It’s that time of year again – spring cleaning time. Why not apply the same vigor to cleaning your email list as you do with cleaning out that flower bed full of weeds?
Have you begun to see your email open rates slowly declining, along with your click-through rates? Are you still experiencing moderate list growth, but feel your not getting the most from all your subscribers? Are your spam complaints beginning to climb? Then it may be time to do a little house keeping.
Keeping a fresh list clean and free of ‘weeds’ is important to maintain quality scores and to your bottom line. If you are like a lot of companies, you have a set number of emails you can send in a year, so getting the most of those emails you do send is critical. That’s where our email list cleaning comes in.
Undoubtedly, you have subscribers to your email list that have stopped opening your emails, stopped clicking links, and in general have displayed no behavior that indicates they are interested in your product or service. Therefore, there’s no need to send emails to these people. Cleaning out these ‘weeds’ will leave more room for more ‘flowers’. Here’s a quick step-by-step list of how to clean out the ‘weeds’ from your garden.
1. Identify the Weeds – (i.e. the inactive subscribers on your list). Do this by creating a list of subscribers that did not open or click on any of your emails in the last 6 months. This will give you a list of subscribers who have been inactive, which we can then use for multiple purposes.
2. Create a ‘Last Chance’ Email – This email is designed to re-engage the inactive subscribers, by asking them to re-subscribe to your email list, or if they chose not to respond, be removed from your list entirely. They also have the option to unsubscribe themselves right then and there.

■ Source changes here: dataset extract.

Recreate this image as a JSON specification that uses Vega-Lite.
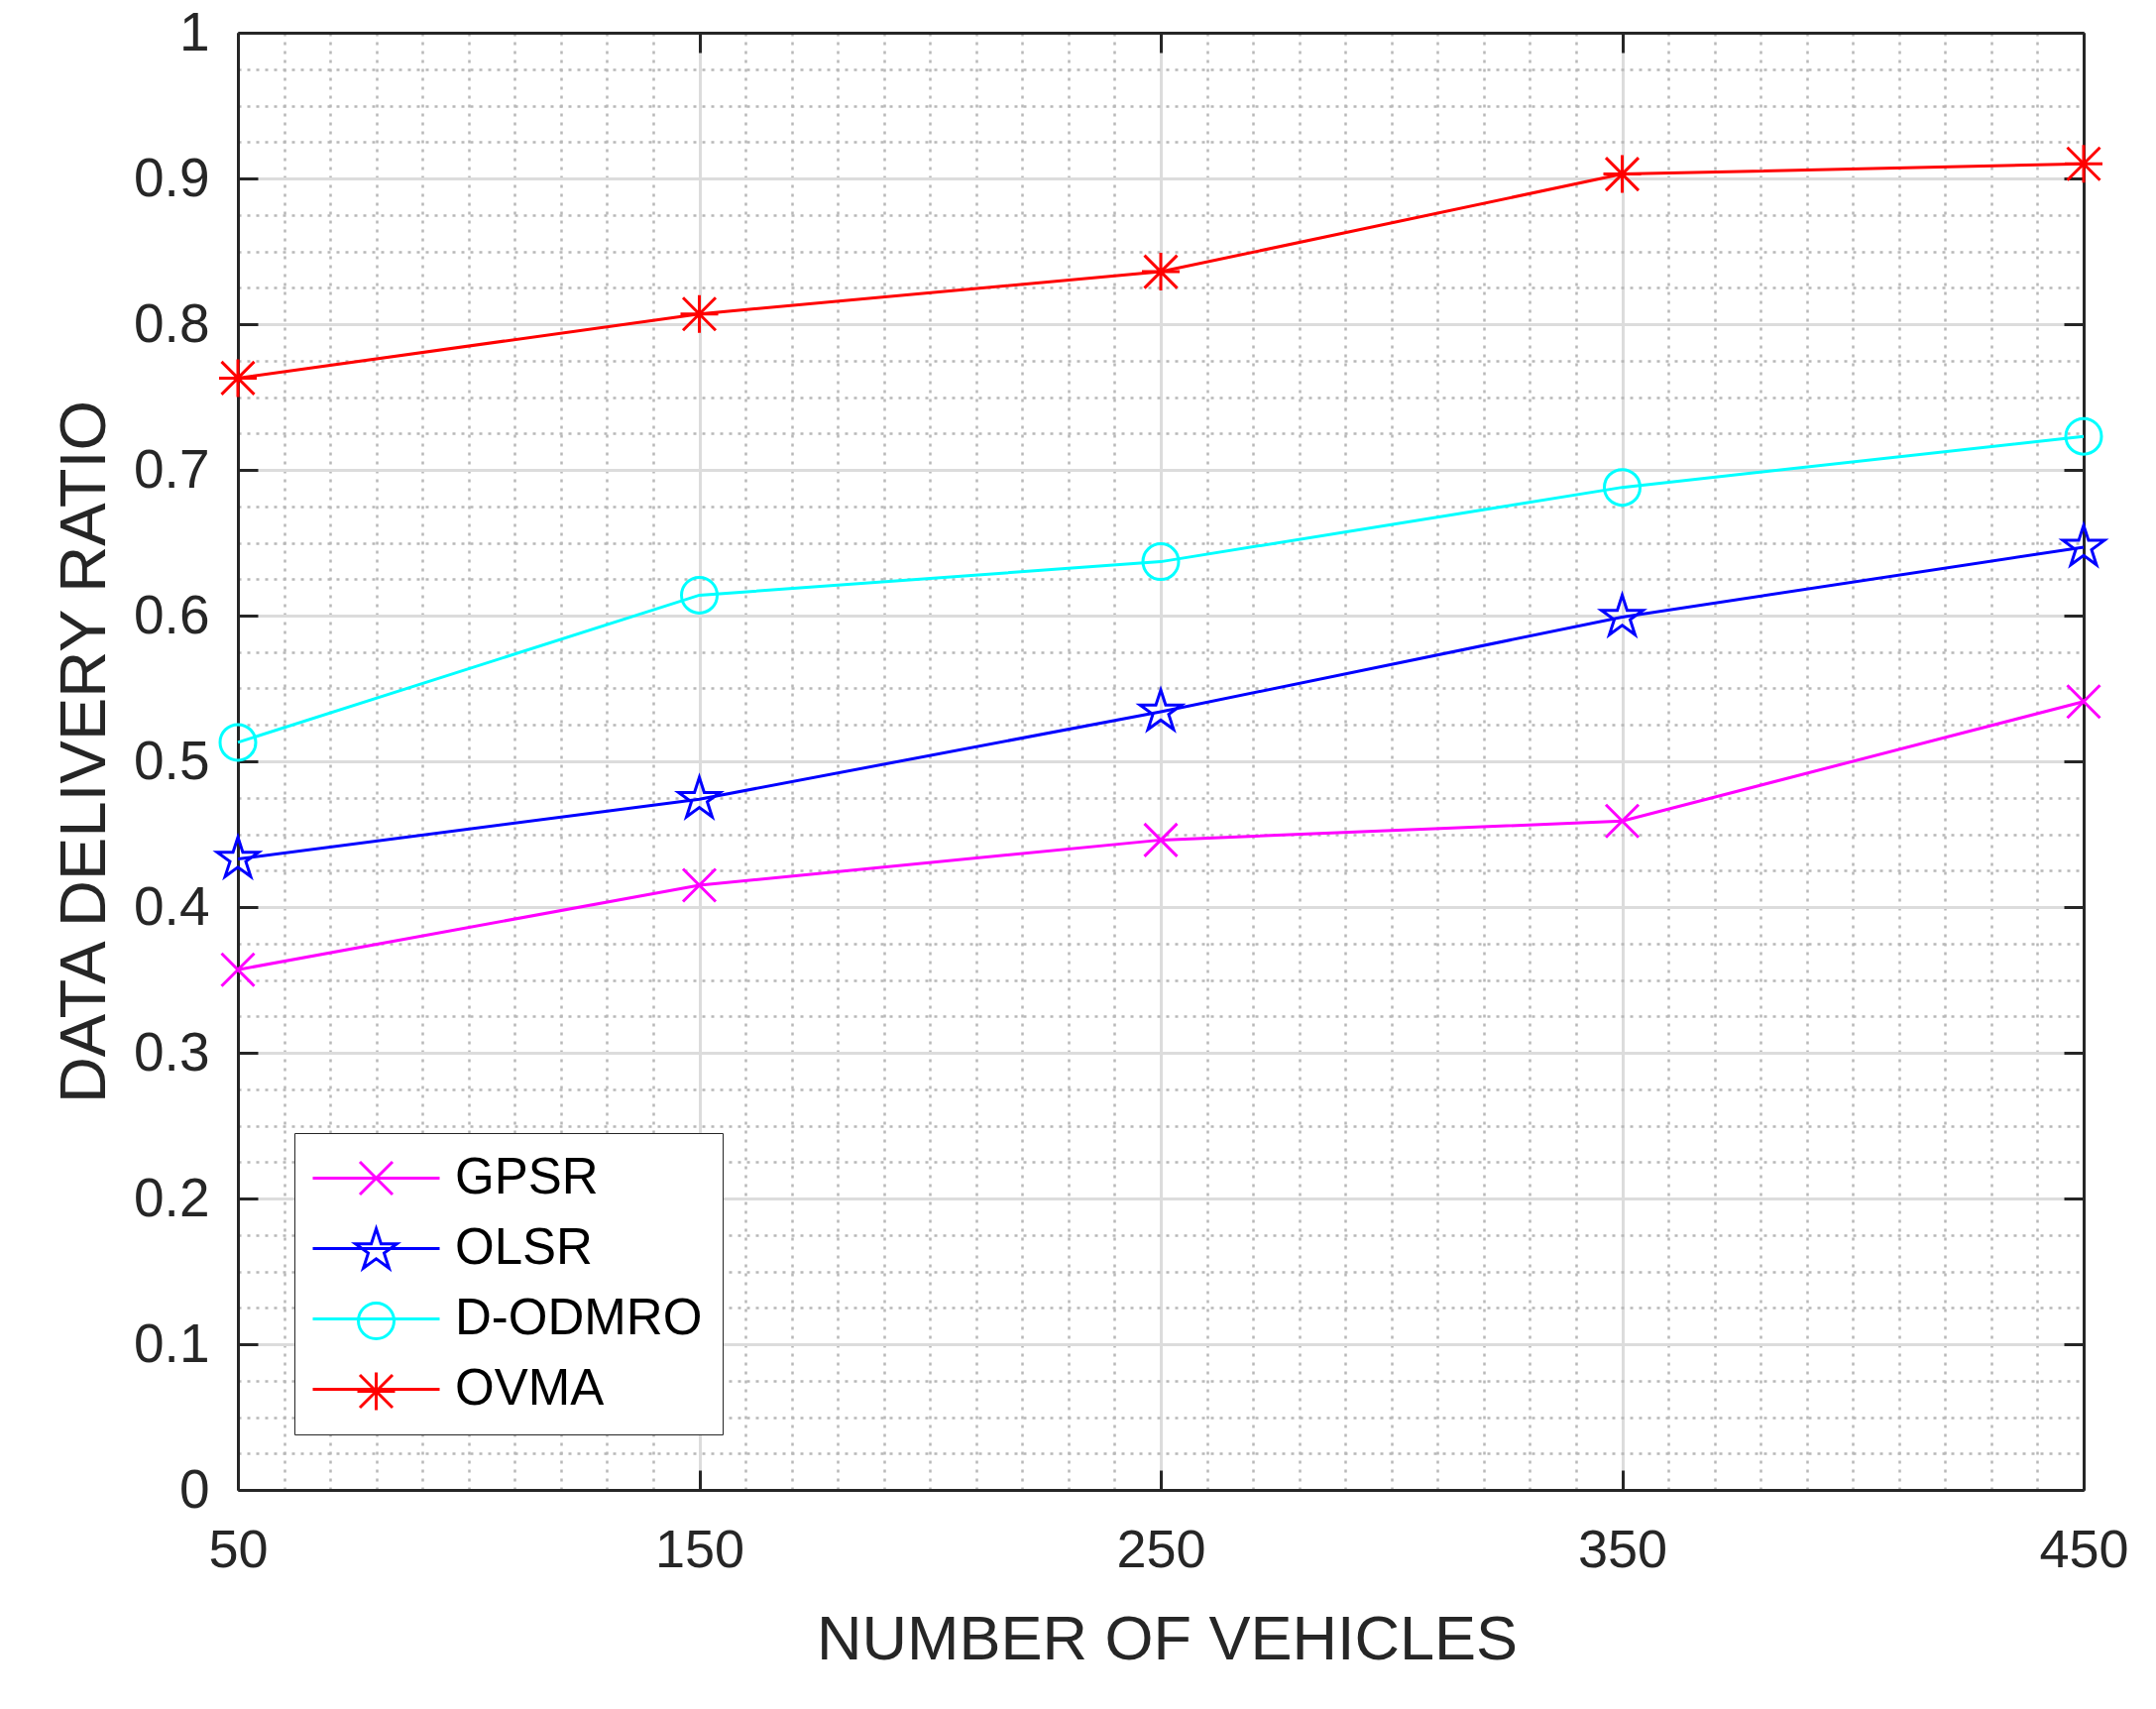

Note: You might ask why we would provide them the opportunity to unsubscribe so easily. Really, if the user chooses this route, you didn’t want them on your list to begin with. Remember, these are people who haven’t engaged with you in the last 6 months. If this is the only engagement you get, be thankful, because they have removed themselves from your list, and they are no longer inflating your active subscribers numbers.
This email should be designed to talk about what the subscriber would be missing out on if they decided not to continue to receive emails from you. Don’t clutter up the email with images – make it clear to the user they have 2 options. Here’s an example of a campaign I ran at DenTek.
As you can see, its obvious we are encouraging them to click the orange button and remain on our list by opting in again. Essentially, they aren’t really opting in, they are just registering a click on the email, so we can then track that click as an engagement by that user in our campaign dashboard later on. The opt-out button in this case is a one click unsubscribe, so the user is removed immediately from the list.
Tip: It’s important not to incentivize the user to click the opt-in button. Don’t offer them anything in the email for staying a subscriber. We are trying to determine their true feelings about being subscribed to your list, and do not wish to prolong their subscription with bribery. Instead, when the user decides to re-opt-in, that click should go to a page on your site that thanks them for sticking with you, and offers them some coupon, say 20% off their next purchase on your site. Never miss an opportunity to surprise a user with an offer, especially in this case where they may have forgotten why they were subscribed to your list in the first place. It’s a chance to make a second first impression of sorts. This approach rewards the the opt-in behavior, but on the backside of the user action, and affirms the user’s motives for re-opt-in was not based on the incentive.
3. Gather the Results – So now we have engaged those inactive users, and you’ll notice that some users have decided they really really like you so they clicked through the opt-in link, and others have decided to opt out. A majority of the users you tried to re-rengage, will indeed still be unengaged, and will not open or click this email either. Shocking I know! These actions will determine our final filter list against which we can filter for our regular email campaigns. Now run your collection again like in step 1 – gather all the non-openers and non-clickers into one list, and you have a list of subscribers who have not opened or clicked any of your emails in the last 6 months (including our re-engagement email). You now have your final ‘Inactives’ list.
4. Apply Your Inactive List To Your Campaigns – With your newly created Inactive List in hand, you now have some options. You can use it as an exclude filter when you send out campaigns, or you can use it to unsubscribe all of those users from your global subscriber list. If you have multiple lists you manage within one company, using the Inactive list on a per list basis as a filter may be the best option, as inactive users on one list may not be inactive on another list within the same company, for example.
5. Watch Your Open and Click-through Rates Spike – Once your remove the weeds, watch your flowers bloom! OK enough of the spring references. Seriously though, you will see a marked improvement. At DenTek, after we ran our re-engagement program, we saw open rates go as high as 40%, up from 10-15%. Click-through rates also doubled with our new clean list.
Keep in mind that this can be performed a few times a year, and it will keep your list nice and clean, full of active users – the kind who like to buy stuff.